El PRM puede perder el poder
Marino Beriguete
Luis Abinader cuida su gobierno como se cuida un vaso de cristal fino en una fiesta de cumpleaños infantil: con la certeza de que cualquier descuido puede acabar en tragedia. Hay algo casi enternecedor en su manera de gobernar, como si todavía creyera que la decencia tiene rédito en política. Y quizá lo tenga. Pero lo cierto es que alrededor suyo hay una orquesta de funcionarios desafinados, convencidos de que el segundo mandato es un buffet libre al que han llegado con hambre de años.
La política, decía un viejo zorro del Caribe, no es un juego de fuerza, sino de formas. Pero algunos dentro del PRM se han olvidado de esa máxima y están más ocupados en medir cortinas nuevas para sus despachos que en recordar por qué llegaron allí. Cancelan técnicos como quien borra contactos del celular. Maltratan aliados con el entusiasmo de quien rompe piñatas. Se creen inmortales por obra de un decreto, y eso en una democracia tan nerviosa como la nuestra es el prólogo del adiós.
Hay algo particularmente peligroso en los triunfos demasiado cómodos: anestesian. Y hay algo trágico en los partidos que creen que por ganar una vez ya se les debe la eternidad. El 2028 está más cerca de lo que parece, y no hay margen para el piloto automático. La política es un alquiler que se paga cada cuatro años, y el inquilino que molesta al vecindario, sube la música a deshoras y no respeta los acuerdos termina desalojado con cajas de cartón y cara de incredulidad.
Si el PRM quiere seguir en el poder, necesita algo más que obras y cifras; necesita decoro. No basta con tener razón, hay que parecer razonable. Y últimamente, muchos de sus cuadros se comportan como si gobernar fuera una excusa para ajustar cuentas personales o demostrar quién manda. Hay un tufo a soberbia en ciertos pasillos oficiales, y eso en política es como usar perfume en exceso: en vez de seducir, espanta.

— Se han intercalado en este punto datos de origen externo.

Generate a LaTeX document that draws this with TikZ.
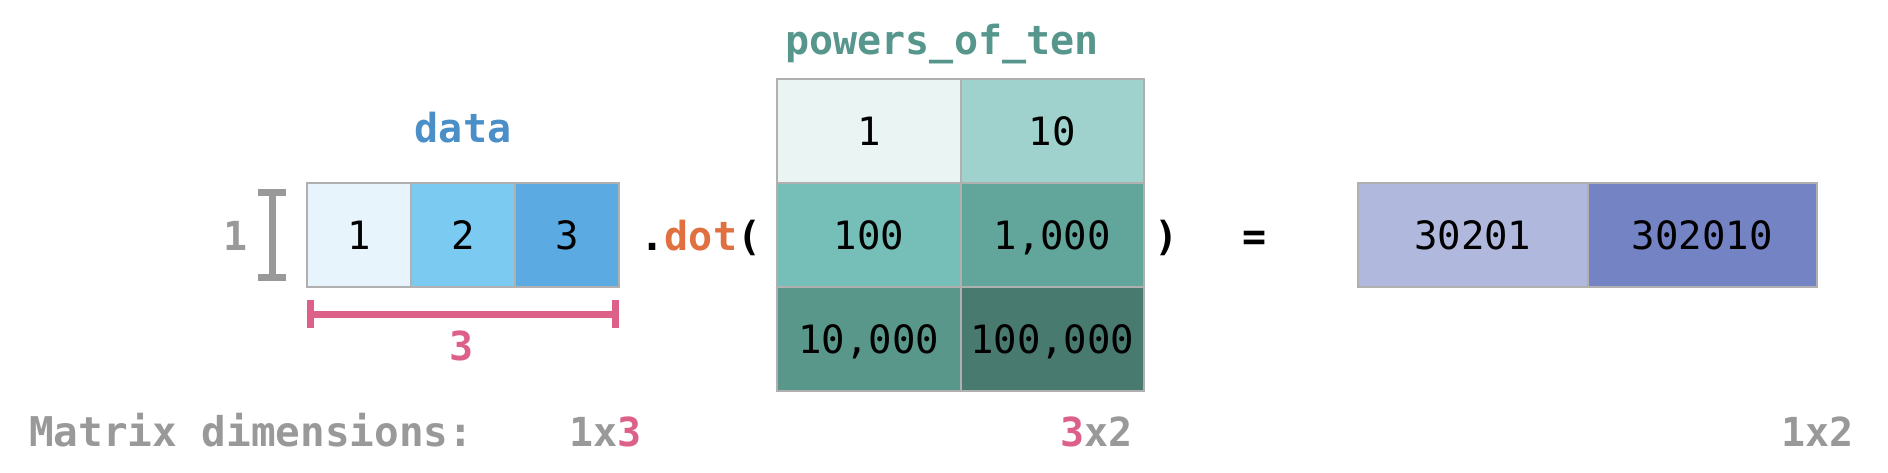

Lo curioso es que mientras los veteranos se relajan como quien cree que el partido ya está ganado, hay una generación que mira con más atención: Raquel Peña, David Collado, Eduardo Sanz Lovatón, Guido Gómez Mazara. Algunos con más ambición que prudencia, otros con más calle que discurso. Pero todos conscientes de que si no empiezan a enderezar la nave a tiempo, el PRM puede acabar en el mismo lugar que sus antecesores: contando anécdotas de poder en mesas de café, rodeados de nostalgias y teorías.
Así que ya lo saben: guarden la corbata de seda, limpien bien la camisa blanca y, sobre todo, empiecen a cuidar la forma como se cuida un secreto que puede arruinarlo todo. Porque aquí, en este teatro donde todos quieren ser protagonistas, el que se descuida no solo pierde el poder, pierde también el relato de por qué lo tuvo. Y eso duele más.
Lo terrible no es caer, es caer haciendo el ridículo. Es mirar atrás y descubrir que mientras se sentían intocables, el suelo ya se abría bajo sus pies. El poder, al final, es como un globo de helio en manos nerviosas: sube, flota, brilla… hasta que un gesto torpe lo revienta. Y el silencio después del estallido es siempre más elocuente que cualquier discurso.
Así que afilen las formas, midan los pasos y no olviden que la política es ese arte cruel donde no basta con llegar: hay que merecer quedarse. Porque los que hoy te aplauden, mañana te señalan. Y cuando llegue ese día, más vale retener el poder que perderlo.